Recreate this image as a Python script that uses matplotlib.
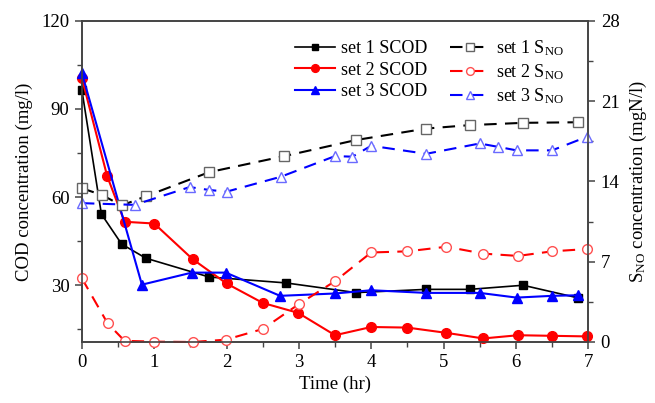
import matplotlib
matplotlib.use("Agg")
import matplotlib.pyplot as plt
from matplotlib.ticker import MultipleLocator

plt.rcParams['font.family'] = ['Liberation Serif', 'DejaVu Serif']
plt.rcParams['mathtext.fontset'] = 'custom'
plt.rcParams['mathtext.rm'] = 'Liberation Serif'
plt.rcParams['mathtext.it'] = 'Liberation Serif'

# ---- data ----
t_scod1 = [0, 0.27, 0.55, 0.885, 1.76, 2.82, 3.79, 4.76, 5.36, 6.1, 6.86]
scod1 = [96.4, 54.2, 44.0, 39.2, 32.8, 30.8, 27.5, 28.6, 28.6, 30.0, 25.7]

t_scod2 = [0, 0.35, 0.59, 1.0, 1.53, 2.0, 2.5, 2.99, 3.5, 4.0, 4.5, 5.04, 5.55, 6.03, 6.5, 6.98]
scod2 = [100.5, 67.1, 51.6, 51.0, 38.9, 30.6, 24.0, 20.6, 13.0, 15.8, 15.6, 13.8, 11.9, 13.0, 12.8, 12.6]

t_scod3 = [0, 0.83, 1.52, 1.99, 2.74, 3.5, 4.0, 4.76, 5.5, 6.01, 6.5, 6.86]
scod3 = [102.2, 30.2, 34.3, 34.3, 26.4, 27.2, 28.3, 27.4, 27.4, 25.8, 26.4, 26.6]

t_sno1 = [0, 0.28, 0.55, 0.885, 1.76, 2.8, 3.79, 4.76, 5.36, 6.1, 6.86]
sno1 = [13.4, 12.8, 11.9, 12.7, 14.8, 16.2, 17.6, 18.6, 18.9, 19.1, 19.15]

t_sno2 = [0, 0.355, 0.59, 1.0, 1.53, 1.99, 2.5, 3.0, 3.5, 4.0, 4.5, 5.04, 5.55, 6.03, 6.5, 6.98]
sno2 = [5.55, 1.63, 0.1, 0.03, 0.0, 0.2, 1.13, 3.3, 5.3, 7.8, 7.9, 8.3, 7.7, 7.5, 7.9, 8.1]

t_sno3 = [0, 0.73, 1.49, 1.76, 2.0, 2.75, 3.5, 3.74, 4.0, 4.76, 5.5, 5.76, 6.01, 6.5, 6.99]
sno3 = [12.1, 11.95, 13.5, 13.25, 13.1, 14.4, 16.2, 16.15, 17.1, 16.4, 17.3, 17.0, 16.7, 16.7, 17.9]

labels_scod = ['set 1 SCOD', 'set 2 SCOD', 'set 3 SCOD']
labels_sno = [r'set 1 S$_{\rm NO}$', r'set 2 S$_{\rm NO}$', r'set 3 S$_{\rm NO}$']

# ---- figure ----
fig = plt.figure(figsize=(6.55, 4.03), dpi=100)
ax = fig.add_axes([0.125, 0.1514, 0.773, 0.7972])
ax2 = ax.twinx()

spine_c = '#444444'
lw = 1.5
ms = 6

h1, = ax.plot(t_scod1, scod1, '-', color='black', lw=1.2, marker='s', ms=ms,
              mfc='black', mec='black', label=labels_scod[0], clip_on=False, zorder=3)
h2, = ax.plot(t_scod2, scod2, '-', color='#ff0000', lw=lw, marker='o', ms=ms + 1,
              mfc='#ff0000', mec='#ff0000', label=labels_scod[1], clip_on=False, zorder=3)
h3, = ax.plot(t_scod3, scod3, '-', color='#0000ff', lw=lw, marker='^', ms=ms + 1,
              mfc='#0000ff', mec='#0000ff', label=labels_scod[2], clip_on=False, zorder=3)

dash = (6, 4)
h4, = ax2.plot(t_sno1, sno1, '--', color='black', lw=lw, dashes=dash, marker='s', ms=ms + 1,
               mfc='white', mec='#666666', mew=1.0, label=labels_sno[0], clip_on=False)
h5, = ax2.plot(t_sno2, sno2, '--', color='#ff0000', lw=lw, dashes=dash, marker='o', ms=ms + 1,
               mfc='white', mec='#ff5050', mew=1.0, label=labels_sno[1], clip_on=False)
h6, = ax2.plot(t_sno3, sno3, '--', color='#0000ff', lw=lw, dashes=dash, marker='^', ms=ms + 1,
               mfc='white', mec='#6a6aff', mew=1.0, label=labels_sno[2], clip_on=False)

ax.set_xlim(0, 7)
ax.set_ylim(10.7, 120)
ax2.set_ylim(0, 28)

ax.xaxis.set_major_locator(MultipleLocator(1))
ax.xaxis.set_minor_locator(MultipleLocator(0.5))
ax.yaxis.set_major_locator(MultipleLocator(30))
ax.yaxis.set_minor_locator(MultipleLocator(15))
ax2.yaxis.set_major_locator(MultipleLocator(7))
ax2.yaxis.set_minor_locator(MultipleLocator(3.5))

fs = 13.5
for a in (ax, ax2):
    for s in a.spines.values():
        s.set_color(spine_c)
        s.set_linewidth(1.2)
    a.tick_params(which='major', direction='out', length=5, width=1.1, color=spine_c,
                  labelsize=fs, pad=4)
    a.tick_params(which='minor', direction='out', length=3.5, width=1.0, color=spine_c)
ax.tick_params(axis='x', which='both', top=False)

ax.set_xlabel('Time (hr)', fontsize=fs, labelpad=3)
ax.set_ylabel('COD concentration (mg/l)', fontsize=fs, labelpad=6)
ax2.set_ylabel(r'S$_{\rm NO}$ concentration (mgN/l)', fontsize=fs, labelpad=6,
               rotation=90)

leg = ax2.legend(handles=[h1, h2, h3, h4, h5, h6], ncol=2, loc='upper left',
                 bbox_to_anchor=(0.44, 0.923), bbox_transform=fig.transFigure,
                 frameon=False, fontsize=13, handlelength=2.2, handletextpad=0.3,
                 columnspacing=1.3, labelspacing=0.25, borderaxespad=0,
                 markerscale=0.8)

fig.savefig('out.png', dpi=100)
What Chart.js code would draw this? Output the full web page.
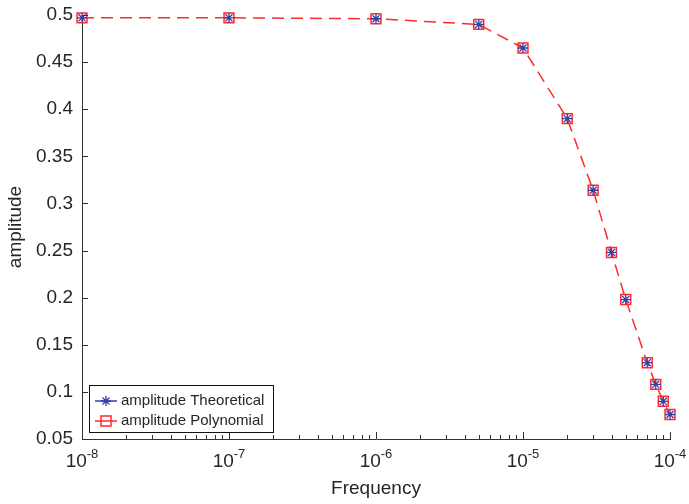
<!DOCTYPE html>
<html>
<head>
<meta charset="utf-8">
<script src="https://cdn.jsdelivr.net/npm/chart.js@4.4.1/dist/chart.umd.min.js"></script>
<style>
  html, body { margin: 0; padding: 0; background: #fff; }
</style>
</head>
<body>
<canvas id="myChart" width="689" height="504"></canvas>
<script>
let frequency = [1e-8, 1e-7, 1e-6, 5e-6, 1e-5, 2e-5, 3e-5, 4e-5, 5e-5, 7e-5, 8e-5, 9e-5, 1e-4];
let ampTheoretical = [0.497, 0.497, 0.496, 0.490, 0.465, 0.390, 0.314, 0.248, 0.198, 0.131, 0.108, 0.090, 0.076];
let ampPolynomial = [0.497, 0.497, 0.496, 0.490, 0.465, 0.390, 0.314, 0.248, 0.198, 0.131, 0.108, 0.090, 0.076];
let xTickPowers = [-8, -7, -6, -5, -4];
let yTicks = [0.05, 0.1, 0.15, 0.2, 0.25, 0.3, 0.35, 0.4, 0.45, 0.5];
let seriesNames = ['amplitude Theoretical', 'amplitude Polynomial'];

const fontFam = "'Liberation Sans', Arial, sans-serif";
const textColor = '#262626';
const axisColor = '#333333';
const blue = '#3340a8';
const red = '#ff2a2a';

function toPoints(xs, ys) {
  return xs.map((x, i) => ({ x: x, y: ys[i] }));
}

function drawStar(ctx, x, y, r) {
  let d = r * Math.SQRT1_2;
  ctx.beginPath();
  ctx.moveTo(x - r, y); ctx.lineTo(x + r, y);
  ctx.moveTo(x, y - r); ctx.lineTo(x, y + r);
  ctx.moveTo(x - d, y - d); ctx.lineTo(x + d, y + d);
  ctx.moveTo(x - d, y + d); ctx.lineTo(x + d, y - d);
  ctx.stroke();
}

// ticks inward, superscript x labels and the boxed legend
const decorations = {
  id: 'decorations',
  afterDraw(chart) {
    const ctx = chart.ctx;
    const xs = chart.scales.x;
    const ys = chart.scales.y;
    const area = chart.chartArea;
    ctx.save();
    ctx.strokeStyle = axisColor;
    ctx.lineWidth = 1;
    ctx.beginPath();
    yTicks.forEach(v => {
      let y = Math.round(ys.getPixelForValue(v)) + 0.5;
      ctx.moveTo(area.left, y);
      ctx.lineTo(area.left + 6, y);
    });
    xTickPowers.forEach(p => {
      for (let m = 1; m <= 9; m++) {
        let v = m * Math.pow(10, p);
        if (v > xs.max * 1.0001) break;
        let x = Math.round(xs.getPixelForValue(v)) + 0.5;
        let len = m === 1 ? 7 : 4;
        ctx.moveTo(x, area.bottom);
        ctx.lineTo(x, area.bottom - len);
      }
    });
    ctx.stroke();

    // x tick labels 10^p
    ctx.fillStyle = textColor;
    ctx.textBaseline = 'alphabetic';
    ctx.textAlign = 'left';
    xTickPowers.forEach(p => {
      let x = xs.getPixelForValue(Math.pow(10, p));
      ctx.font = '19px ' + fontFam;
      let wBase = ctx.measureText('10').width;
      ctx.font = '13px ' + fontFam;
      let wExp = ctx.measureText(String(p)).width;
      let x0 = x - (wBase + wExp) / 2;
      ctx.font = '19px ' + fontFam;
      ctx.fillText('10', x0, area.bottom + 28);
      ctx.font = '13px ' + fontFam;
      ctx.fillText(String(p), x0 + wBase, area.bottom + 19);
    });

    // legend
    let lx = area.left + 7, ly = area.bottom - 54;
    ctx.fillStyle = '#ffffff';
    ctx.fillRect(lx, ly, 184, 47);
    ctx.strokeStyle = '#111111';
    ctx.lineWidth = 1;
    ctx.strokeRect(lx + 0.5, ly + 0.5, 184, 47);
    let rows = [ly + 16, ly + 36];
    // theoretical
    ctx.strokeStyle = blue;
    ctx.lineWidth = 1.5;
    ctx.beginPath();
    ctx.moveTo(lx + 6, rows[0]); ctx.lineTo(lx + 28, rows[0]);
    ctx.stroke();
    ctx.lineWidth = 1.3;
    drawStar(ctx, lx + 17, rows[0], 5);
    // polynomial
    ctx.strokeStyle = red;
    ctx.lineWidth = 1.5;
    ctx.beginPath();
    ctx.moveTo(lx + 6, rows[1]); ctx.lineTo(lx + 28, rows[1]);
    ctx.stroke();
    ctx.strokeRect(lx + 12, rows[1] - 5, 10, 10);

    ctx.fillStyle = textColor;
    ctx.font = '15px ' + fontFam;
    ctx.textBaseline = 'middle';
    ctx.fillText(seriesNames[0], lx + 32, rows[0]);
    ctx.fillText(seriesNames[1], lx + 32, rows[1]);
    ctx.restore();
  }
};

const ctx = document.getElementById('myChart');

new Chart(ctx, {
  type: 'line',
  data: {
    datasets: [
      {
        label: seriesNames[0],
        data: toPoints(frequency, ampTheoretical),
        showLine: false,
        pointStyle: 'star',
        pointRadius: 5,
        pointBorderWidth: 1.3,
        pointBorderColor: blue,
        pointBackgroundColor: blue,
        borderColor: blue,
        clip: false
      },
      {
        label: seriesNames[1],
        data: toPoints(frequency, ampPolynomial),
        borderColor: red,
        borderWidth: 1.5,
        borderDash: [12, 7],
        tension: 0,
        pointStyle: 'rect',
        pointRadius: 7,
        pointBorderWidth: 1.5,
        pointBorderColor: red,
        pointBackgroundColor: 'rgba(0,0,0,0)',
        clip: false
      }
    ]
  },
  options: {
    responsive: false,
    animation: false,
    devicePixelRatio: 1,
    layout: { padding: { top: 15, right: 19, left: 0, bottom: 0 } },
    plugins: {
      legend: { display: false },
      tooltip: { enabled: false }
    },
    scales: {
      x: {
        type: 'logarithmic',
        min: 1e-8,
        max: 1e-4,
        grid: { display: false, drawTicks: false },
        border: { display: true, color: axisColor, width: 1 },
        ticks: { display: false },
        title: {
          display: true,
          text: 'Frequency',
          color: textColor,
          font: { family: fontFam, size: 19 },
          padding: { top: 0, bottom: 4 }
        },
        afterFit(scale) {
          scale.height = 65;
          scale.paddingLeft = 0;
          scale.paddingRight = 0;
        }
      },
      y: {
        type: 'linear',
        min: 0.05,
        max: 0.5,
        grid: { display: false, drawTicks: false },
        border: { display: true, color: axisColor, width: 1 },
        afterBuildTicks(scale) { scale.ticks = yTicks.map(v => ({ value: v })); },
        ticks: {
          padding: 9,
          color: textColor,
          font: { family: fontFam, size: 19 },
          callback: v => String(+v.toFixed(2))
        },
        title: {
          display: true,
          text: 'amplitude',
          color: textColor,
          font: { family: fontFam, size: 19 },
          padding: { top: 4, bottom: 0 }
        },
        afterFit(scale) {
          scale.width = 82;
          scale.paddingTop = 0;
          scale.paddingBottom = 0;
        }
      }
    }
  },
  plugins: [decorations]
});
</script>
</body>
</html>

[WHAT THE TASK REQUIRES]:
Copy exactly the lines from the first line of the records above through the line with "7.5, 7.9, 8.1]", both included, and nothing else. Pictures stay out.

[RESPONSE TO THIS TASK]:
Recreate this image as a Python script that uses matplotlib.
import matplotlib
matplotlib.use("Agg")
import matplotlib.pyplot as plt
from matplotlib.ticker import MultipleLocator

plt.rcParams['font.family'] = ['Liberation Serif', 'DejaVu Serif']
plt.rcParams['mathtext.fontset'] = 'custom'
plt.rcParams['mathtext.rm'] = 'Liberation Serif'
plt.rcParams['mathtext.it'] = 'Liberation Serif'

# ---- data ----
t_scod1 = [0, 0.27, 0.55, 0.885, 1.76, 2.82, 3.79, 4.76, 5.36, 6.1, 6.86]
scod1 = [96.4, 54.2, 44.0, 39.2, 32.8, 30.8, 27.5, 28.6, 28.6, 30.0, 25.7]

t_scod2 = [0, 0.35, 0.59, 1.0, 1.53, 2.0, 2.5, 2.99, 3.5, 4.0, 4.5, 5.04, 5.55, 6.03, 6.5, 6.98]
scod2 = [100.5, 67.1, 51.6, 51.0, 38.9, 30.6, 24.0, 20.6, 13.0, 15.8, 15.6, 13.8, 11.9, 13.0, 12.8, 12.6]

t_scod3 = [0, 0.83, 1.52, 1.99, 2.74, 3.5, 4.0, 4.76, 5.5, 6.01, 6.5, 6.86]
scod3 = [102.2, 30.2, 34.3, 34.3, 26.4, 27.2, 28.3, 27.4, 27.4, 25.8, 26.4, 26.6]

t_sno1 = [0, 0.28, 0.55, 0.885, 1.76, 2.8, 3.79, 4.76, 5.36, 6.1, 6.86]
sno1 = [13.4, 12.8, 11.9, 12.7, 14.8, 16.2, 17.6, 18.6, 18.9, 19.1, 19.15]

t_sno2 = [0, 0.355, 0.59, 1.0, 1.53, 1.99, 2.5, 3.0, 3.5, 4.0, 4.5, 5.04, 5.55, 6.03, 6.5, 6.98]
sno2 = [5.55, 1.63, 0.1, 0.03, 0.0, 0.2, 1.13, 3.3, 5.3, 7.8, 7.9, 8.3, 7.7, 7.5, 7.9, 8.1]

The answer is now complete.